What is this kabuki dance you speak of?
by digby
And I'm not talking about Trump's meeting with the Japanese Jrime Minister today ...
I was rolling my eyes the other day about this Gorsuch flap because it was so obvious that they were trying to give some red state Democrats room to vote for him or at least help block a filibuster. I noted that Mitch McConnell knows very well how to get a right wing judge confirmed. They are all very good at this kabuki dance.
Here's the New York Times explaining it:
Veterans of the Supreme Court confirmation process note that the ritual of private meetings with senators is almost completely staged for minimum controversy and maximum impact, with questions discussed in advance, answers honed and rehearsed, and no remark made unless it is intended to withstand public scrutiny.
“You don’t want any surprises, so there’s nothing that you don’t prepare for going into a meeting,” said Stephanie Cutter, a top Obama administration official who shepherded the nomination of Justice Sonia Sotomayor. “They knew this question would be coming, and they would have practiced an answer, and this was what he planned to say.”
Ms. Cutter recalled preparing Justice Sotomayor for a meeting with Senator Patrick J. Leahy, Democrat of Vermont, then the chairman of the Judiciary Committee, in which she worked to explain her remarks that that a “wise Latina woman” could reach a “better” decision than a white man. Mr. Leahy left the meeting and promptly repeated the explanation to the assembled reporters, an effort to dispense with the issue before she came before the Senate for confirmation hearings.
“This might have been an attempt to make him look more independent,” Ms. Cutter said of Judge Gorsuch. “He could have created a story line about standing up to Trump.”
Of course it was.

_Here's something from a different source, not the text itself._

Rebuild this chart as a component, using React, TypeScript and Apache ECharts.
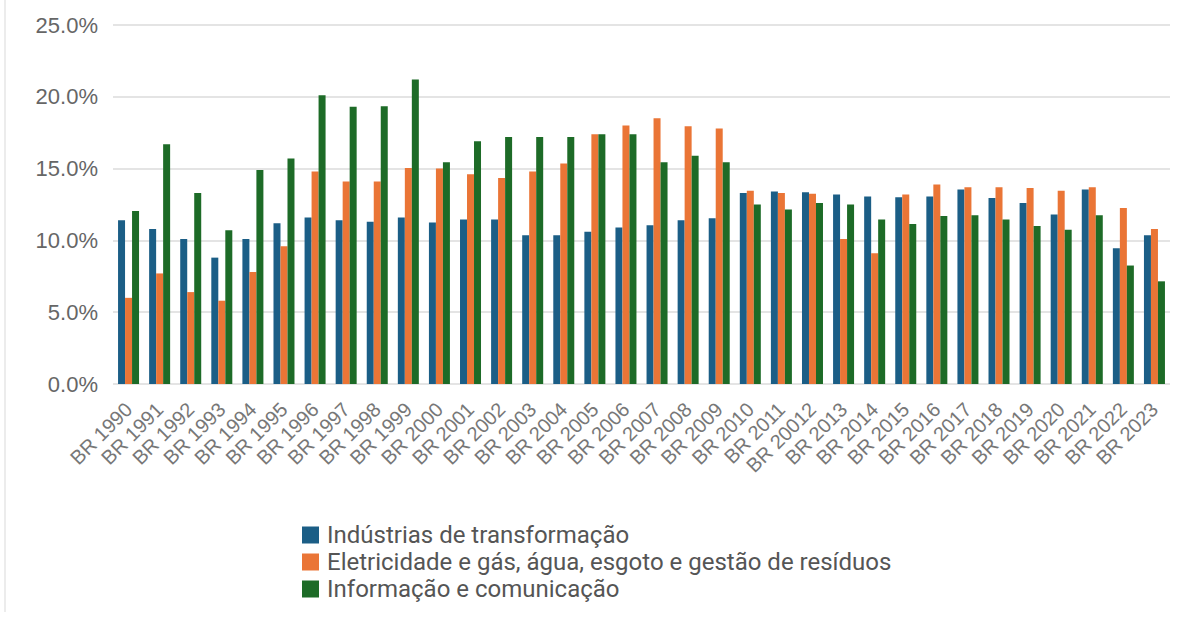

The problem is that Trump won't have anyone, not even a winking and nodding Supreme Court nominee, publicly express the intention to stand up to him. He just can't do it. So, it didn't go down as planned:
White House officials insisted on Thursday that Judge Neil M. Gorsuch, President Trump’s Supreme Court nominee, was not referring to Mr. Trump’s recent denigration of judges when he said privately that he was disheartened by attacks on the courts.
Mr. Trump said on Twitter that the nominee’s remarks had been misrepresented, a sentiment echoed by the White House press secretary, Sean Spicer, during a contentious briefing. A day before, members of the White House team guiding Judge Gorsuch’s confirmation verified that the judge had expressed his dismay in response to questions about Mr. Trump’s insults of judges.
The administration’s abrupt shift highlighted the degree to which Judge Gorsuch’s nomination — a top priority for the president and his core supporters — has become mired in a broader debate over Mr. Trump’s attitude about the constitutional principle of judicial independence.
The president’s feud with the judiciary — he referred to the district court judge who blocked his targeted travel ban as a “so-called judge” and called an appeals court hearing “a disgrace” — is dominating the Senate’s consideration of Judge Gorsuch’s nomination. Senators from both parties are demanding that the judge answer for the president who named him.
Mr. Spicer said that when Judge Gorsuch told senators that he considered such criticism “demoralizing” and “disheartening,” he was referring broadly to any such attacks on the judiciary.
“The judge was very clear that he was not commenting on any specific matter, and that he was asked about his general philosophy,” Mr. Spicer told reporters during a series of testy exchanges. “So you can’t then take that and equate it back to the specific. He literally went out of his way to say I’m not commenting on a specific instance.”
Here's how the Democrats responded:
“We take Sean Spicer at his word that Judge Gorsuch did not mean to distance himself from Donald Trump’s attacks on the judicial branch,” Zac Petkanas, a senior adviser for the Democratic National Committee, said in a statement. Mr. Petkanas called it proof that the nominee “will be nothing more than a rubber stamp for this out-of-control Trump presidency.”
They literally cannot do anything right.